You. And you. And you too. You all ripped the Dodgers for standing fairly pat at the trade deadline, despite glaring holes in left field and in the bullpen.

Heck, this was the headline in this very newspaper: “Andrew Friedman struck out on the Dodgers’ urgent need for a closer.” How ever would the Dodgers return to the World Series?

The San Diego Padres had crept within three games of the Dodgers, and they had given up one of their two elite prospects for Mason Miller. The Philadelphia Phillies, a team that would finish with more wins than the Dodgers in the regular season, had swapped prospects for Jhoan Duran.

The Dodgers, the team that had spent $85 million on veteran relievers Tanner Scott and Kirby Yates over the winter, had gotten their last three saves from Alex Vesia, Jack Dreyer and Ben Casparius. Their trade deadline pickups: Brock Stewart, a setup man who soon would be lost to injury for the season, and Alex Call, a fourth outfielder.

The Padres will not represent the National League in the World Series. Neither will the Phillies. The Dodgers will.

So that was Friedman late Friday night, drenched in celebratory alcohol after a championship series sweep, sloshing through pools of liquid forming on plastic sheeting.

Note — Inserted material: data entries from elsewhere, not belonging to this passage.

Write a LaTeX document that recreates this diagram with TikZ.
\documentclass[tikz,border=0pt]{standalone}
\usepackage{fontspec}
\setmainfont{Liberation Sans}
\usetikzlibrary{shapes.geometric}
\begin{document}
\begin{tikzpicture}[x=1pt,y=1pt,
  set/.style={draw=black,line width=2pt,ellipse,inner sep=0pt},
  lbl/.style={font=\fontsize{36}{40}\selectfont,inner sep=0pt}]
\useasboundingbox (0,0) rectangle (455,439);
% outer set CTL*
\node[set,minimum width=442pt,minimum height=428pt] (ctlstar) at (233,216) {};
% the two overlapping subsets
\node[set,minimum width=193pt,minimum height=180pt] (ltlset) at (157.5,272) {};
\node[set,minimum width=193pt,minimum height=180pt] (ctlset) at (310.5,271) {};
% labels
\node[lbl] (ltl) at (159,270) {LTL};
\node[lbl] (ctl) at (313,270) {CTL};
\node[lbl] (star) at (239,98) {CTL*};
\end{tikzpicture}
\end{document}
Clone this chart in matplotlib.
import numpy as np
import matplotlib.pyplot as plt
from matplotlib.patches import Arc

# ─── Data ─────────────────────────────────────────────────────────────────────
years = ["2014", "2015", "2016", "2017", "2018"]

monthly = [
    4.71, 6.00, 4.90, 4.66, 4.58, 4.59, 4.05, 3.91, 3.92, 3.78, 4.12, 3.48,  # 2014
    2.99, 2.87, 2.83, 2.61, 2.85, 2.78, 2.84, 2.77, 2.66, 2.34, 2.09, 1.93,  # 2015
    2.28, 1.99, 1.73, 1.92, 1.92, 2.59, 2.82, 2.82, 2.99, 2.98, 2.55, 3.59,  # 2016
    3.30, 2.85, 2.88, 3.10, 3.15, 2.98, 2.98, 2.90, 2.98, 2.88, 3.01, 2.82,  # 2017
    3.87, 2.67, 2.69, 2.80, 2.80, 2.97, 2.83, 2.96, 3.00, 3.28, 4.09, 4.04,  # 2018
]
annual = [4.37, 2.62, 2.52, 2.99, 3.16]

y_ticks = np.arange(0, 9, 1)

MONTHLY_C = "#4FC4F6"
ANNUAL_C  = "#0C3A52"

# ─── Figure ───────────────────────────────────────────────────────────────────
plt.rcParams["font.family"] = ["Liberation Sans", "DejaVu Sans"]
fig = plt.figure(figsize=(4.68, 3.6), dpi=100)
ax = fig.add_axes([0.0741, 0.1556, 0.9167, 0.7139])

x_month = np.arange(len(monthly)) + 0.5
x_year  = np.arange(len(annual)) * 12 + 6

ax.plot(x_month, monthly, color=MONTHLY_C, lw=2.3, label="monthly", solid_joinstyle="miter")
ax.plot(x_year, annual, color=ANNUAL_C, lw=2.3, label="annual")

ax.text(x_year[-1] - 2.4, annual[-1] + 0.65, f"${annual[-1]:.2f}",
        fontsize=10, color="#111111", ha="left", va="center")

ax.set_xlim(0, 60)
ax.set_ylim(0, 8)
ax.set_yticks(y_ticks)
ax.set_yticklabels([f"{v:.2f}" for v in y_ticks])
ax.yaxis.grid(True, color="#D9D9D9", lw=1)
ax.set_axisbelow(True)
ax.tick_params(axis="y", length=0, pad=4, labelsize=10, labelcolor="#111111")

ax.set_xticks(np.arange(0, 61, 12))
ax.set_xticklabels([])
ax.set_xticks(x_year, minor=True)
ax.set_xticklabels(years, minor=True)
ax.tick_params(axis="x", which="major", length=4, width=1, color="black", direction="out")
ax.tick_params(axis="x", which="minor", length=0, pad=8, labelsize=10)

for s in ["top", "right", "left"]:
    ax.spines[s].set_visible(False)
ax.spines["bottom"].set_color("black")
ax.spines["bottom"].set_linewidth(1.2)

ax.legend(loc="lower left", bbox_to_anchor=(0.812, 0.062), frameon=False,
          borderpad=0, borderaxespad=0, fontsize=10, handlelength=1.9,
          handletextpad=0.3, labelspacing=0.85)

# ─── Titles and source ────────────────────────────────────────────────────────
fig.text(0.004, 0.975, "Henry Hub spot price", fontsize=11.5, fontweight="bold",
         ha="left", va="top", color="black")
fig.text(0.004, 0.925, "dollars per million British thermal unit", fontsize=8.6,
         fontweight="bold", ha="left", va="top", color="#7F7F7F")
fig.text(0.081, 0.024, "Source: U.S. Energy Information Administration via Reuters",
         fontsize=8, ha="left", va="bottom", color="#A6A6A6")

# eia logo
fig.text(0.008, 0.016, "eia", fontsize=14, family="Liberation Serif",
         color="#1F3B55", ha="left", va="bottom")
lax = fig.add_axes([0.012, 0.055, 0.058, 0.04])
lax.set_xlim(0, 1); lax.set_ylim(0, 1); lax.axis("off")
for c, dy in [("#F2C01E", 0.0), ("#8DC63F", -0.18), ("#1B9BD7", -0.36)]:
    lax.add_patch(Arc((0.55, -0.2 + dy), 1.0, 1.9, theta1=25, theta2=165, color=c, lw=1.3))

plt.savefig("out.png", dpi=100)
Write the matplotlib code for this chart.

You love him now. Three months ago, you crushed him.

“Yeah,” he said with a shrug. “It comes with it.”

Friedman, the Dodgers’ president of baseball operations, appreciates your passion, if not your advice.

“The thing I can’t do is make moves based on what people think we should do,” he said. “We’re going to make mistakes. We’re going to be aggressive taking shots.

“Our goal is to be essentially the casino: be right more than we’re wrong, and have it yield a really good product that has a chance to win the World Series.”

To be the casino means to have options, and to hit on one of them, rather than depending on only one option.

“Our thing on not acquiring some pitching was, we thought we were going to be leaving talented pitchers off our playoff roster as is,” Friedman said. “It wasn’t as front of mind as it was for others.”

Let’s rewind here.

In left field, the Dodgers had to decide whether to acquire a productive bat for a corner outfield spot and release Michael Conforto, pick up a platoon partner for him, or let him ride. They picked up Alex Call, with an unannounced postseason contingency.

“I will say Kiké (Hernández) trading for him last year, re-signing him this year—that was part of the calculus, given his postseason pedigree,” Dodgers manager Dave Roberts said. “So that’s not something that was lost on us.”

It ain’t bragging if you back it up.

The Dodgers include October on their schedule every year, so they could afford to carry Hernández and his .255 on-base percentage and 0.1 WAR for six months because he conveniently transforms into a star for one month.

Hernández can play anywhere in the infield or outfield. The Dodgers did not include Conforto on their playoff roster. Hernández has started every game this postseason, with a .375 OBP. That took care of left field.

The closer?

Friedman believed the Dodgers had enough good arms that one would emerge, even with so many quality arms available in trade. He readily admits he had no idea Roki Sasaki would be the one, as Sasaki was on the injured list at the trade deadline and did not emerge as a reliever until mid-September.

“We said internally that things are lining up that we are going to be at the peak of our health in October,” Dodgers president Stan Kasten said. “And, if that’s the case, we love our rotation, we love our lineup, and we love our bullpen.”

Still, while the starters were headed toward health, the Dodgers made an audacious bet in not adding a late-inning relief arm. Scott, Yates, Brusdar Graterol, Michael Kopech and Evan Phillips all were injured, ineffective, or both.

In the postseason, Sasaki has given up one run and three hits in eight innings. He has three saves, as many as Yates had in the regular season.

“Those trades in July for relievers? That’s why we tried to do what we did in the offseason: be aggressive,” Friedman said. “Not only are the prices out of whack, the same reliever volatility that we were suffering from in that moment can still happen after you make a trade.”

Miller and Duran and, for that matter, David Bednar performed well for their new teams. Camilo Doval and Ryan Helsley did not.

So the Dodgers kept their prospects and determined some kind of solution would come from within.

“What we weren’t going to do was do something that we felt was foolish just to placate in that moment,” Friedman said, “and that’s how we have to try to operate and explain it as clearly as we can.

“That said, we’re going to make mistakes. We’re going to make mistakes quite often, and our goal is to learn from them and try to be right more than we’re wrong.”

What appeared in the moment to be two big mistakes turned out not to be.

Friedman has built two World Series champions within five years, with a third seemingly on deck, so he does not appear to be a moron, no matter what you might see on social media or in the comments section.

Perhaps the Dodgers’ World Series berth might silence his skeptics among the fan base.

“They’re enjoying the success,” Friedman said. “And I’m glad they are.”

Winning the trade deadline is not the goal. Winning a championship trophy is, and the sometimes confounding but always contending Dodgers are four victories away.